Shandong officials must pay in Chen Guangcheng case
The daring escape by blind legal activist Chen Guangcheng has made headlines worldwide, creating a diplomatic headache for Washington and acute embarrassment for Beijing ahead of a visit this week by US Secretary of State Hillary Rodham Clinton and Treasury Secretary Tim Geithner.
As Chinese and US officials are believed to be in intense talks over Chen's fate, the mainland's massive security apparatus has reacted in typical knee-jerk fashion by detaining and questioning Chen's family members and key supporters who arranged his escape.
The news could not have come at a worse time for the mainland leaders, who are trying to contain the fallout from the political scandal involving Bo Xilai ahead of its key leadership reshuffle scheduled for later this year.
This has given rise to fears that the embarrassed Chinese leaders could launch a harsher crackdown on activists. They should not do so. Instead of venting anger at the activists and 'hostile Western forces', they should focus their wrath on the corrupt and brainless local officials in Shandong who are responsible for jailing Chen and repeatedly harassing and beating up him and his family for years. They have now turned a relatively small and typical rights petition - thousands of which occur daily on the mainland - into a major international incident.
Before we go into that in detail, it is worth looking at Chen's incredible and improbable flight.
Much has been written about the dramatic details, including how Chen climbed over a wall, crossed ditches and a river before reaching his supporters. He reportedly fell 'at least 200 times' during the escape.

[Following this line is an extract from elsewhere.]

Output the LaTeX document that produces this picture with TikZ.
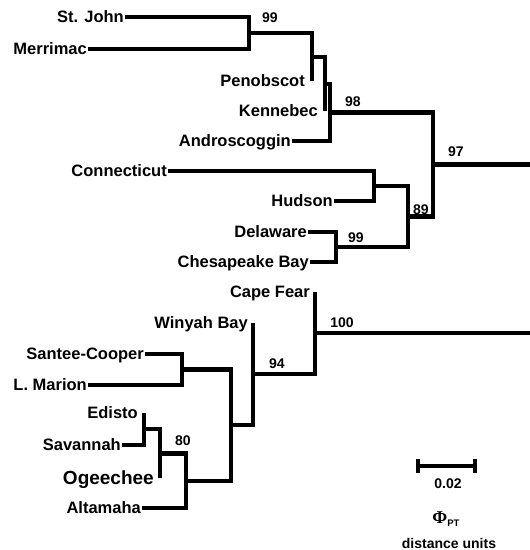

But Chen's escape could not have been possible without the elaborate planning and logistical support of a small group of activists. The timing of the escape was also perfect, as it occurred just days before Clinton and Geithner's arrival in Beijing for key bilateral talks.
Many people have drawn parallels with the visit by former Chongqing police chief Wang Lijun to the US consulate in Chengdu in February, just days before a visit to Washington by Vice-President Xi Jinping.
It will also surely enhance the Chinese leaders' fears of deeper involvement by 'Western hostile forces' in the mainland's rights movement.
Bob Fu, president of the US-based human rights group ChinaAid, said his group helped with Chen's escape and briefed the US government and diplomats on the process. Now Chen is widely believed to be sheltering at the US embassy in Beijing. Anyone who has been there knows that it is not easy to get inside, even with an appointment. Any visitor must go through several layers of guards - including the armed Chinese police at the gate, the mainland security guards and the US marines on the other side.
In contrast to the elaborate planning of Chen's escape, the ineffectiveness and incompetence of the mainland's security apparatus, often described as the world's biggest or most omnipresent, are almost laughable. The fact that Chen could evade hundreds of people guarding him in Shandong and meet Hu Jia, another dissident who is supposedly under close daily surveillance, before reaching the protection of US diplomats, is truly telling.
While the Chinese leaders reflect on the latest developments, the first question they should ask themselves is how this could have happened in the first place. Chen, a self-taught lawyer, merely did the right thing by exposing how officials in Linyi, a city in Shandong, broke Chinese laws by forcing thousands of women, many of them in late stages of pregnancy, to have abortions.
In any other country, Chen would have been hailed as a hero, but in Shandong he was treated as a criminal, jailed and constantly harassed after his release.
Even sadder, the central government seems powerless to stop local officials from committing such sins. This may be very hard for outsiders to believe, but the leaders in Beijing have far less influence than expected in important regional decisions, whether they be economic or social. The latest example is Bo's case. Bo ruled Chongqing as an overlord for five years, and leaders in Beijing seemed clueless until recently about how to deal with him.
Another example is the case of Gao Yaojie , a brave doctor who exposed how local officials in Henan covered up the true scale of the Aids epidemic. The Henan officials persistently harassed her, even though the central government leaders, including then vice-premier Wu Yi, publicly supported her. Gao was eventually forced to leave China and now lives in New York.
It is time for mainland leaders to assert their authority by meeting Chen's demands and launching an investigation into those officials in Shandong.